Horse Racing and me …

“To spend our days betting on three-legged horses with beautiful names” — Bohumil Hrabal

I was born within a stones throw of the Knavesmire*, home of York racecourse – one of the country’s finest flat courses. As a nipper, my dad, and sometimes my grandad would often take me for walks around the vast expanse of green grass and along the miles of seemingly never ending straight white rails.

Once or twice, our walks would coincide with a race day and we would stand near to the old Tyburn – the site of the gallows where Dick Turpin and hundreds of others met their demise at the end of the hangman’s rope – and watch the exhilarating scene of horses and their jockey’s breaking from the stalls, at what I now know to be the 1m6f start.
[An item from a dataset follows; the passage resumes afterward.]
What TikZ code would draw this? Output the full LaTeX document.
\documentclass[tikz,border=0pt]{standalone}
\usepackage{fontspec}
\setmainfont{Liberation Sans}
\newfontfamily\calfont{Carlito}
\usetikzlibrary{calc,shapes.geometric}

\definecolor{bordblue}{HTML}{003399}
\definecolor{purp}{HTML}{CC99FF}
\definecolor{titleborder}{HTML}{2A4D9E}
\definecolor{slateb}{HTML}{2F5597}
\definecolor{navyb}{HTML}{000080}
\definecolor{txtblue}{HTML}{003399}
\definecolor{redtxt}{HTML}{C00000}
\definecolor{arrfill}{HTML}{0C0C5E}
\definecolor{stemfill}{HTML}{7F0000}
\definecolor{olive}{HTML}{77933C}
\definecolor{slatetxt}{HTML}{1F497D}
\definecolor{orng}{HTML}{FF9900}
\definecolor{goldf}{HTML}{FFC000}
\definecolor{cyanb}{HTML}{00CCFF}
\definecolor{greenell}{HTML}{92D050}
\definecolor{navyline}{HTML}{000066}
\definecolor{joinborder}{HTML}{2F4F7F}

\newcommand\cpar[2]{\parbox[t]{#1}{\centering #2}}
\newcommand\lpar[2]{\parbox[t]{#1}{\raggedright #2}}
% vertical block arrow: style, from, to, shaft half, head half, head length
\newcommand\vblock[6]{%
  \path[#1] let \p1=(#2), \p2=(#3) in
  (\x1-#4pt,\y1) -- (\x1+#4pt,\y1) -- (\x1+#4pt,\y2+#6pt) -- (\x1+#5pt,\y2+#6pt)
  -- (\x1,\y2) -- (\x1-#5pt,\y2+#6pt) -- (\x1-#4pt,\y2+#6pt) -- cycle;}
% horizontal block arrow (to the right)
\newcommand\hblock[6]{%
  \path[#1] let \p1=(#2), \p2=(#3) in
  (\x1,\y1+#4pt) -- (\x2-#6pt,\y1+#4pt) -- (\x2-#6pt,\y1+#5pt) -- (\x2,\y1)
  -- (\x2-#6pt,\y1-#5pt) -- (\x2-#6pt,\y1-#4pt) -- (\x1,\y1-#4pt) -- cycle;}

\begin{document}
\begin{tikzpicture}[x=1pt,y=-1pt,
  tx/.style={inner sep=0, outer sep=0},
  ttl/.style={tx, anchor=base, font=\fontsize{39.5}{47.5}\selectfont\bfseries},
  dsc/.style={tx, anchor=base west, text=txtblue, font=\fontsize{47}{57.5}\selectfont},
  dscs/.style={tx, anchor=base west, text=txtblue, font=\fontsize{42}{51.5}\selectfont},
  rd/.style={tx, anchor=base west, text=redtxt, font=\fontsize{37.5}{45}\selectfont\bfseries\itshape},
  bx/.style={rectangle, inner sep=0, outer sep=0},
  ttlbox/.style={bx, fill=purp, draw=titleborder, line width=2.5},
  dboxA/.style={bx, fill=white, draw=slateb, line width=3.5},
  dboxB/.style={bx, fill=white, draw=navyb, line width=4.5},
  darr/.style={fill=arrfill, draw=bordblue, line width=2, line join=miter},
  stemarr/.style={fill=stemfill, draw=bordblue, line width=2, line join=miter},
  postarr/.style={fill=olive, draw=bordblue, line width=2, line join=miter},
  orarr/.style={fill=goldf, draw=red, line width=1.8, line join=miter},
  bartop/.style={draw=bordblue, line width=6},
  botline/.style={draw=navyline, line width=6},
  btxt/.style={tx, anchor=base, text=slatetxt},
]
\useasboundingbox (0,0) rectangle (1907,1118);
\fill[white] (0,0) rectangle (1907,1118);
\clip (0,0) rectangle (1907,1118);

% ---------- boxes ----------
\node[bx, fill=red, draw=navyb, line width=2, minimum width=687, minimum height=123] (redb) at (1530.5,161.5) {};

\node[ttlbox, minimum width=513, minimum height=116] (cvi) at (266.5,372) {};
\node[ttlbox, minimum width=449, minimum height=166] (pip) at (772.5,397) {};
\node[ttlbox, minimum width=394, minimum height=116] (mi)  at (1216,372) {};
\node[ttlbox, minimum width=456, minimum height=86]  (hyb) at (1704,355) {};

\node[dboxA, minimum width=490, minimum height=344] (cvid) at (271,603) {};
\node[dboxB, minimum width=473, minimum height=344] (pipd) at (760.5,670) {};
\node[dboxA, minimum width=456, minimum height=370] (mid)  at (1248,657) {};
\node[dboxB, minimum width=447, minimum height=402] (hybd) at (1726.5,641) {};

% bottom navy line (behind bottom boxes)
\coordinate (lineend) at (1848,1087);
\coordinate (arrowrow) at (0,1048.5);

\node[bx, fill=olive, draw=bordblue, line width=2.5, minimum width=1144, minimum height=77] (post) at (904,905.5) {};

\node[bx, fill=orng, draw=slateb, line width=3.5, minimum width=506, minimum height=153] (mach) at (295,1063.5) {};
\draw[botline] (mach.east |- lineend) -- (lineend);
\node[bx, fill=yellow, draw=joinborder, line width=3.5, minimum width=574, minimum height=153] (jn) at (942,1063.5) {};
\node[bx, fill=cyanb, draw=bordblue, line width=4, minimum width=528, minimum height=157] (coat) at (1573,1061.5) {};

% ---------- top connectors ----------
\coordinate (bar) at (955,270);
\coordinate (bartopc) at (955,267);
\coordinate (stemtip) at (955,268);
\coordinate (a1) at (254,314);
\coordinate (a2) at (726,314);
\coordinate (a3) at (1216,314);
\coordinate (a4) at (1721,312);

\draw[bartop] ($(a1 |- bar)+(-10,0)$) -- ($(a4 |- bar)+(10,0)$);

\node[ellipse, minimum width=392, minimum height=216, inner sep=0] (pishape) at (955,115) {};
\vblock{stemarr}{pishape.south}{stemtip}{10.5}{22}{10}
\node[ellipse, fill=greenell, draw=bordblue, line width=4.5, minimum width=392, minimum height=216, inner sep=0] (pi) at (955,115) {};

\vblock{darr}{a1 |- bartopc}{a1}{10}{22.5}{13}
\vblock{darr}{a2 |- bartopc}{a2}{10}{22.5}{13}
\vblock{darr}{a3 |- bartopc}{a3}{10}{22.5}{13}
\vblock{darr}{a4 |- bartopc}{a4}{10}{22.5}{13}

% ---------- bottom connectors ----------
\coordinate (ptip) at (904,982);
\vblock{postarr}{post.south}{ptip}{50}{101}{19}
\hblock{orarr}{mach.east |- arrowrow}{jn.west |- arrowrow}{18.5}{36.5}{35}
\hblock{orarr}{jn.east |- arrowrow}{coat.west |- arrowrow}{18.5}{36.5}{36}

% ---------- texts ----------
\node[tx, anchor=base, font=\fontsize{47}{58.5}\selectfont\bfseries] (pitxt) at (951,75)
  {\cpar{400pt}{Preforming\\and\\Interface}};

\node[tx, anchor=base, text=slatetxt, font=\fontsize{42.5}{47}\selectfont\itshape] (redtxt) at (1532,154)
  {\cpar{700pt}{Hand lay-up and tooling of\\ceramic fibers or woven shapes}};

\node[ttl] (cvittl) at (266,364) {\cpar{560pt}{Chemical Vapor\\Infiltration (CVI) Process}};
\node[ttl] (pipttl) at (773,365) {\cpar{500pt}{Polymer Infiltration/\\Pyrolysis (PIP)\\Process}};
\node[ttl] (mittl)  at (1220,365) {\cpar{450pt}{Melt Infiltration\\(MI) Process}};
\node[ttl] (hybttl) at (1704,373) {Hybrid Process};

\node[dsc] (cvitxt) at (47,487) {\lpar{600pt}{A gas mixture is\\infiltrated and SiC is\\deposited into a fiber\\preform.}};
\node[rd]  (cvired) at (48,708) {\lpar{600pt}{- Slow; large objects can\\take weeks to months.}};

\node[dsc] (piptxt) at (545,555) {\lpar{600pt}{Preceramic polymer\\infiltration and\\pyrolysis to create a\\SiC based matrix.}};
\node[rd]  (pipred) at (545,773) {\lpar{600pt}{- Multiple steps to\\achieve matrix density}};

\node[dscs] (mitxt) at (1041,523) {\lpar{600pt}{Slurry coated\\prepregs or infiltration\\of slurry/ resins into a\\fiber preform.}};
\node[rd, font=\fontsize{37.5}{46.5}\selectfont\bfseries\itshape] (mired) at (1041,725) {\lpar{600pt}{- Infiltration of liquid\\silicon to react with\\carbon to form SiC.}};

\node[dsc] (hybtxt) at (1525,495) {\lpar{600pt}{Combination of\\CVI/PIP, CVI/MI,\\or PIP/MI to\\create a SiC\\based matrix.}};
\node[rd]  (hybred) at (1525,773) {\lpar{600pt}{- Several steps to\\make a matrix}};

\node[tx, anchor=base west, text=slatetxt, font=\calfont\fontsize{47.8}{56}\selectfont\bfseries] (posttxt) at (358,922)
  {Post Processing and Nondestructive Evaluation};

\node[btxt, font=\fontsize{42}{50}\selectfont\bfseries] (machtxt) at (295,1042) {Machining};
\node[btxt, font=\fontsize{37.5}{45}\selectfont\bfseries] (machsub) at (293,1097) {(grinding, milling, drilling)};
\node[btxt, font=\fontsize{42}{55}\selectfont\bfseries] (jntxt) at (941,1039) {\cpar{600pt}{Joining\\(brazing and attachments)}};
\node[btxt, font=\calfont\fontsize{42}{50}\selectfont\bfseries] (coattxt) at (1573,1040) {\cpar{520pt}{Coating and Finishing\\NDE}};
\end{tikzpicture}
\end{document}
Despite this early introduction to the world of horse racing, all though my school and college life I never really had more than a passing interest in the sport, and would generally only really pay anything resembling attention on Grand National day, and perhaps when the Epsom Derby got a few column inches or a segment on the news.

In fact, I left it until the last year of my teens until I struck my very first bet on the horses. I can remember it vividly. It was in a Ladbrokes shop on Percy Street in Newcastle-upon-Tyne where I was at University. One October afternoon, a friend and I had a bit of time to kill before meeting some friends for some beers to celebrate my 19th birthday, so on our way to the pub, we went into the bookies.
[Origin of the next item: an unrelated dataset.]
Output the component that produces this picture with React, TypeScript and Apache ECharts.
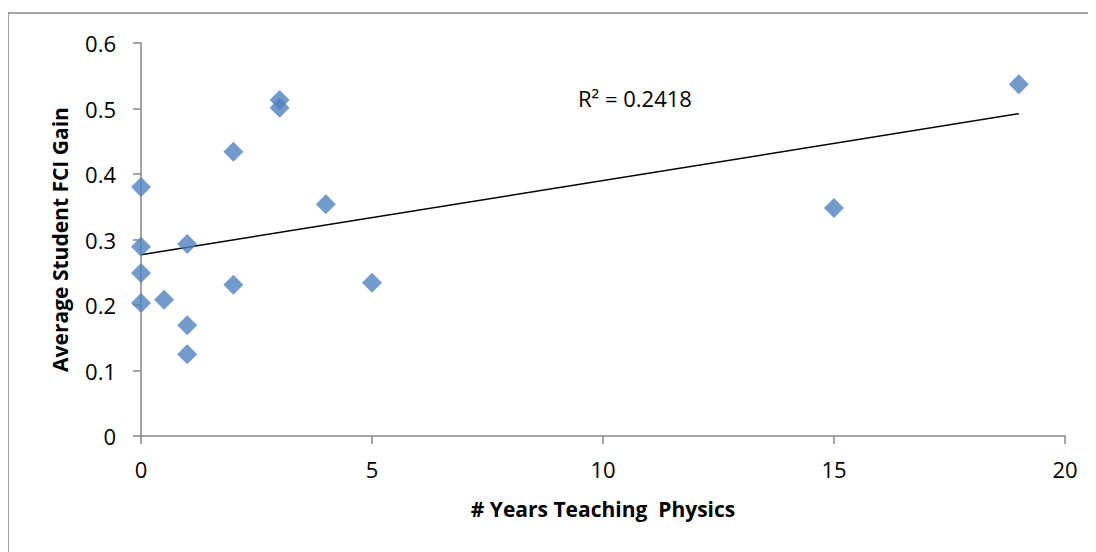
import React, { useEffect, useRef } from "react";
import * as echarts from "echarts";

const yearsTeaching: number[] = [0, 0, 0, 0, 0.5, 1, 1, 1, 2, 2, 3, 3, 4, 5, 15, 19];
const fciGain: number[] = [0.38, 0.289, 0.249, 0.203, 0.208, 0.293, 0.169, 0.125, 0.434, 0.231, 0.513, 0.501, 0.354, 0.234, 0.348, 0.537];
const xTicks: number[] = [0, 5, 10, 15, 20];
const yTicks: number[] = [0, 0.1, 0.2, 0.3, 0.4, 0.5, 0.6];
const rSquaredLabel = "R² = 0.2418";
const xTitle = "# Years Teaching  Physics";
const yTitle = "Average Student FCI Gain";

function linearFit(xs: number[], ys: number[]) {
  const n = xs.length;
  const mx = xs.reduce((a, b) => a + b, 0) / n;
  const my = ys.reduce((a, b) => a + b, 0) / n;
  let sxy = 0;
  let sxx = 0;
  for (let i = 0; i < n; i++) {
    sxy += (xs[i] - mx) * (ys[i] - my);
    sxx += (xs[i] - mx) * (xs[i] - mx);
  }
  const slope = sxy / sxx;
  return { slope, intercept: my - slope * mx };
}

export default function App() {
  const ref = useRef<HTMLDivElement>(null);
  useEffect(() => {
    if (!ref.current) return;
    document.body.style.overflow = "hidden";
    document.documentElement.style.overflow = "hidden";
    const chart = echarts.init(ref.current, null, { renderer: "svg" });
    const fit = linearFit(yearsTeaching, fciGain);
    const xMin = Math.min(...yearsTeaching);
    const xMax = Math.max(...yearsTeaching);
    const trend = [
      [xMin, fit.intercept + fit.slope * xMin],
      [xMax, fit.intercept + fit.slope * xMax],
    ];
    const font = "'Open Sans', sans-serif";
    const axisColor = "#868686";
    chart.setOption({
      animation: false,
      backgroundColor: "#ffffff",
      textStyle: { fontFamily: font },
      grid: { left: 133, right: 23, top: 35, bottom: 116 },
      graphic: [
        {
          type: "line",
          shape: { x1: 0, y1: 5, x2: 1200, y2: 5 },
          style: { stroke: axisColor, lineWidth: 1.5 },
          silent: true,
        },
        {
          type: "line",
          shape: { x1: 0, y1: 5, x2: 0, y2: 700 },
          style: { stroke: axisColor, lineWidth: 1.5 },
          silent: true,
        },
        {
          type: "text",
          left: 570,
          top: 79,
          style: { text: rSquaredLabel, font: `22px ${font}`, fill: "#000" },
        },
      ],
      xAxis: {
        type: "value",
        min: xTicks[0],
        max: xTicks[xTicks.length - 1],
        interval: xTicks[1] - xTicks[0],
        splitLine: { show: false },
        axisLine: { show: true, onZero: false, lineStyle: { color: axisColor, width: 1.5 } },
        axisTick: { show: true, length: 8, lineStyle: { color: axisColor, width: 1.5 } },
        axisLabel: { color: "#000", fontSize: 22, fontFamily: font, margin: 22 },
        name: xTitle,
        nameLocation: "middle",
        nameGap: 62,
        nameTextStyle: { color: "#000", fontSize: 21, fontWeight: "bold", fontFamily: font },
      },
      yAxis: {
        type: "value",
        min: yTicks[0],
        max: yTicks[yTicks.length - 1],
        interval: 0.1,
        splitLine: { show: false },
        axisLine: { show: true, lineStyle: { color: axisColor, width: 1.5 } },
        axisTick: { show: true, length: 8, lineStyle: { color: axisColor, width: 1.5 } },
        axisLabel: {
          color: "#000",
          fontSize: 22,
          fontFamily: font,
          margin: 25,
          formatter: (v: number) => String(Math.round(v * 10) / 10),
        },
        name: yTitle,
        nameLocation: "middle",
        nameGap: 71,
        nameTextStyle: { color: "#000", fontSize: 21, fontWeight: "bold", fontFamily: font },
      },
      series: [
        {
          type: "line",
          data: trend,
          showSymbol: false,
          symbol: "none",
          lineStyle: { color: "#000", width: 1.5 },
          z: 3,
        },
        {
          type: "scatter",
          data: yearsTeaching.map((x, i) => [x, fciGain[i]]),
          symbol: "diamond",
          symbolSize: 20,
          itemStyle: { color: "#4F81BD" },
          z: 4,
        },
      ],
    });
    return () => chart.dispose();
  }, []);
  return <div ref={ref} style={{ width: 1080, height: 544 }} />;
}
I can’t remember the actual reasons why we went into the shop that day, it wasn’t raining, and my friend wasn’t really a gambler. I also can’t remember why we decided to both have £5 on Red Guard in the 3.50 at Fontwell, but we did, and Red Guard, trained by Josh Gifford and ridden by Philip Hide …. won by a length at 7/2.

The die was cast.

Red Guard had piqued my interest and as the months and years passed, I started to, slowly but surely, get more and more interested in horse racing, finding myself buying the Racing Post, attending race meetings, reading around the subject and trying to select horses based on more than just nice silks and good names (a tactic though, which nevertheless, seems to work exceptionally well for my wife whenever she comes racing with me).
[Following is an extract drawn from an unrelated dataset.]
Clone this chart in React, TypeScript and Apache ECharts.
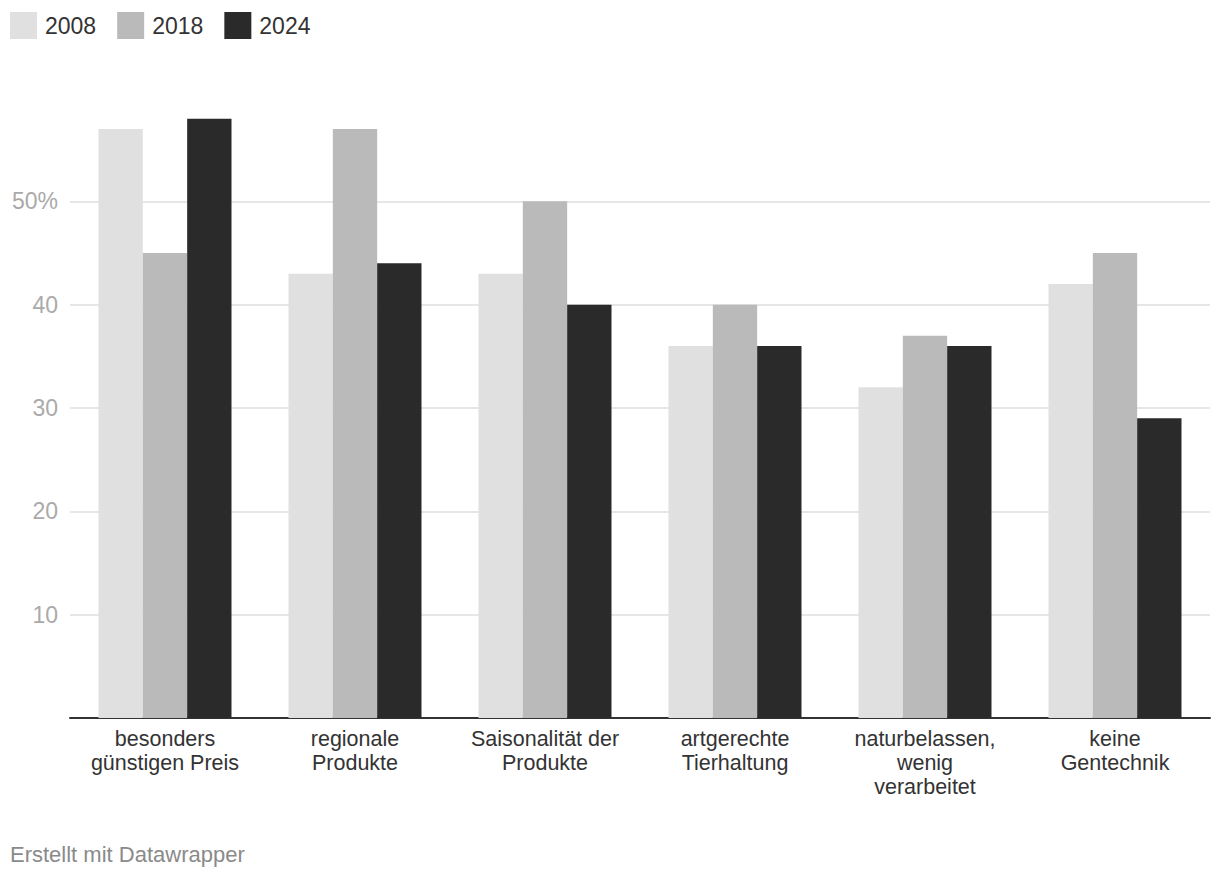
import React, { useEffect, useRef } from "react";
import * as echarts from "echarts";

const categories = [
  "besonders\ngünstigen Preis",
  "regionale\nProdukte",
  "Saisonalität der\nProdukte",
  "artgerechte\nTierhaltung",
  "naturbelassen,\nwenig\nverarbeitet",
  "keine\nGentechnik",
];
const years = ["2008", "2018", "2024"];
const values2008 = [57, 43, 43, 36, 32, 42];
const values2018 = [45, 57, 50, 40, 37, 45];
const values2024 = [58, 44, 40, 36, 36, 29];
const colors = ["#e0e0e0", "#bababa", "#2a2a2a"];

const FONT = "'Liberation Sans', Arial, Helvetica, sans-serif";

export default function App() {
  const ref = useRef<HTMLDivElement>(null);
  useEffect(() => {
    if (!ref.current) return;
    const chart = echarts.init(ref.current, undefined, { renderer: "svg" });
    const seriesData = [values2008, values2018, values2024];
    chart.setOption({
      animation: false,
      backgroundColor: "#ffffff",
      textStyle: { fontFamily: FONT },
      legend: {
        left: 10,
        top: 12,
        padding: 0,
        icon: "rect",
        itemWidth: 27,
        itemHeight: 27,
        itemGap: 21,
        selectedMode: false,
        textStyle: { fontSize: 23, color: "#333333", fontFamily: FONT, padding: [0, 0, 3, 3] },
        data: years,
      },
      grid: { left: 70, right: 10, top: 98, bottom: 162, containLabel: false },
      xAxis: {
        type: "category",
        data: categories,
        axisLine: { show: true, lineStyle: { color: "#333333", width: 2 } },
        axisTick: { show: false },
        axisLabel: {
          fontSize: 21.5,
          color: "#333333",
          lineHeight: 24,
          margin: 9,
          interval: 0,
          fontFamily: FONT,
        },
      },
      yAxis: {
        type: "value",
        min: 0,
        max: 60,
        interval: 10,
        axisLine: { show: false },
        axisTick: { show: false },
        splitLine: {
          show: true,
          showMinLine: false,
          showMaxLine: false,
          lineStyle: { color: "#e6e6e6", width: 2 },
        },
        axisLabel: {
          fontSize: 23,
          color: "#aaaaaa",
          margin: 12,
          showMinLabel: false,
          showMaxLabel: false,
          fontFamily: FONT,
          formatter: (v: number) => (v === 50 ? "50%" : v === 0 || v === 60 ? "" : String(v)),
        },
      },
      series: years.map((y, i) => ({
        name: y,
        type: "bar",
        data: seriesData[i],
        itemStyle: { color: colors[i] },
        barGap: "0%",
        barCategoryGap: "30%",
      })),
      graphic: [
        {
          type: "text",
          left: 10,
          top: 843,
          style: { text: "Erstellt mit Datawrapper", fontSize: 22, fill: "#8a8a8a", fontFamily: FONT },
        },
      ],
    });
    return () => chart.dispose();
  }, []);
  return <div ref={ref} style={{ width: 1220, height: 880, margin: -8 }} />;
}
Which sort of leads me, in a roundabout way, to the here and now, an avid horse racing fan, writing this nonsense on the internet. It’s now over two decades ago since Red Guard did the business at Fontwell and I’m still trying to select horses based on more than just nice silks and good names, but as the saying goes;

“Focus on the journey, not the destination. Joy is found not in finishing an activity but in doing it.”

*This almost sounds like the opening of Disco 2000 by Pulp. Unintentionally, I should add.